» **WHAT IS ASKED**: Restate each line of the listing exactly, without carrying over any pictures.

» **INFORMATION SUPPLIED**:
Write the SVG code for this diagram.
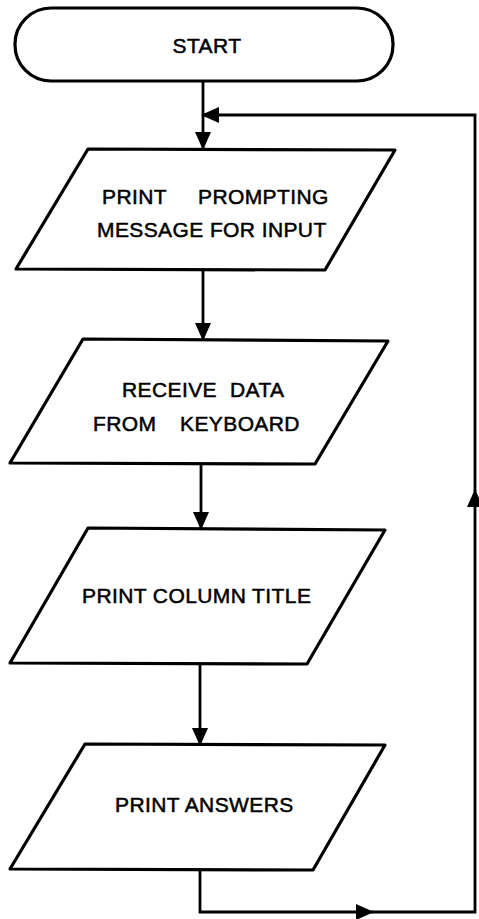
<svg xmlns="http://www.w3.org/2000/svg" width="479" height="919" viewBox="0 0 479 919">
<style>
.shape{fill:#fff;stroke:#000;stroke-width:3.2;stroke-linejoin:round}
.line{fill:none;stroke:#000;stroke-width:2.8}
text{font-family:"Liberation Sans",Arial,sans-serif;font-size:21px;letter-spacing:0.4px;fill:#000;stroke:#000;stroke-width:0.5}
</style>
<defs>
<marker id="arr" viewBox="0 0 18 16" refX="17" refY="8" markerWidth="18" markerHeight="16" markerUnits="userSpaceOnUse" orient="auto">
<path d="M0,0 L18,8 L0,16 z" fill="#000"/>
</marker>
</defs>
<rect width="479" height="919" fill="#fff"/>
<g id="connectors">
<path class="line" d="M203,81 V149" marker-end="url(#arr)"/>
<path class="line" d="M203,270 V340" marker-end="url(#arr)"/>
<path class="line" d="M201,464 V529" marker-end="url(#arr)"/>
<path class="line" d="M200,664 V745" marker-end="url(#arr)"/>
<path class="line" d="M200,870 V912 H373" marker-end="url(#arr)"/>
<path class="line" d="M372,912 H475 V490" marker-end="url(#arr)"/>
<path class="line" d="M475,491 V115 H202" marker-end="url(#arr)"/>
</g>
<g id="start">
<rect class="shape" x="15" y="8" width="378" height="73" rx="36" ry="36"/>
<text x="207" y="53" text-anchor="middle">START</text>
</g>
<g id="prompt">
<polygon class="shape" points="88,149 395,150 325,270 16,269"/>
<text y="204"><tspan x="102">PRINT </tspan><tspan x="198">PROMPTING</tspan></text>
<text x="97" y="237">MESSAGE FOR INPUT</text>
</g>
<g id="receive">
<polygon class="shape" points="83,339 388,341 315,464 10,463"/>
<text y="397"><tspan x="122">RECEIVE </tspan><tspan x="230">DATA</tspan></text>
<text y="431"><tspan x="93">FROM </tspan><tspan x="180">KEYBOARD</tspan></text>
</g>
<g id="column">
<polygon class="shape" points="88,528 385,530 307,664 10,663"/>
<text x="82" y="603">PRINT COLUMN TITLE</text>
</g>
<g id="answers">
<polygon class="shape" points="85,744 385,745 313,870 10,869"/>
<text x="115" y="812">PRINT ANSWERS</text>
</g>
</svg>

» **THE COMPLETED TASK**:
Write the SVG code for this diagram.
<svg xmlns="http://www.w3.org/2000/svg" width="479" height="919" viewBox="0 0 479 919">
<style>
.shape{fill:#fff;stroke:#000;stroke-width:3.2;stroke-linejoin:round}
.line{fill:none;stroke:#000;stroke-width:2.8}
text{font-family:"Liberation Sans",Arial,sans-serif;font-size:21px;letter-spacing:0.4px;fill:#000;stroke:#000;stroke-width:0.5}
</style>
<defs>
<marker id="arr" viewBox="0 0 18 16" refX="17" refY="8" markerWidth="18" markerHeight="16" markerUnits="userSpaceOnUse" orient="auto">
<path d="M0,0 L18,8 L0,16 z" fill="#000"/>
</marker>
</defs>
<rect width="479" height="919" fill="#fff"/>
<g id="connectors">
<path class="line" d="M203,81 V149" marker-end="url(#arr)"/>
<path class="line" d="M203,270 V340" marker-end="url(#arr)"/>
<path class="line" d="M201,464 V529" marker-end="url(#arr)"/>
<path class="line" d="M200,664 V745" marker-end="url(#arr)"/>
<path class="line" d="M200,870 V912 H373" marker-end="url(#arr)"/>
<path class="line" d="M372,912 H475 V490" marker-end="url(#arr)"/>
<path class="line" d="M475,491 V115 H202" marker-end="url(#arr)"/>
</g>
<g id="start">
<rect class="shape" x="15" y="8" width="378" height="73" rx="36" ry="36"/>
<text x="207" y="53" text-anchor="middle">START</text>
</g>
<g id="prompt">
<polygon class="shape" points="88,149 395,150 325,270 16,269"/>
<text y="204"><tspan x="102">PRINT </tspan><tspan x="198">PROMPTING</tspan></text>
<text x="97" y="237">MESSAGE FOR INPUT</text>
</g>
<g id="receive">
<polygon class="shape" points="83,339 388,341 315,464 10,463"/>
<text y="397"><tspan x="122">RECEIVE </tspan><tspan x="230">DATA</tspan></text>
<text y="431"><tspan x="93">FROM </tspan><tspan x="180">KEYBOARD</tspan></text>
</g>
<g id="column">
<polygon class="shape" points="88,528 385,530 307,664 10,663"/>
<text x="82" y="603">PRINT COLUMN TITLE</text>
</g>
<g id="answers">
<polygon class="shape" points="85,744 385,745 313,870 10,869"/>
<text x="115" y="812">PRINT ANSWERS</text>
</g>
</svg>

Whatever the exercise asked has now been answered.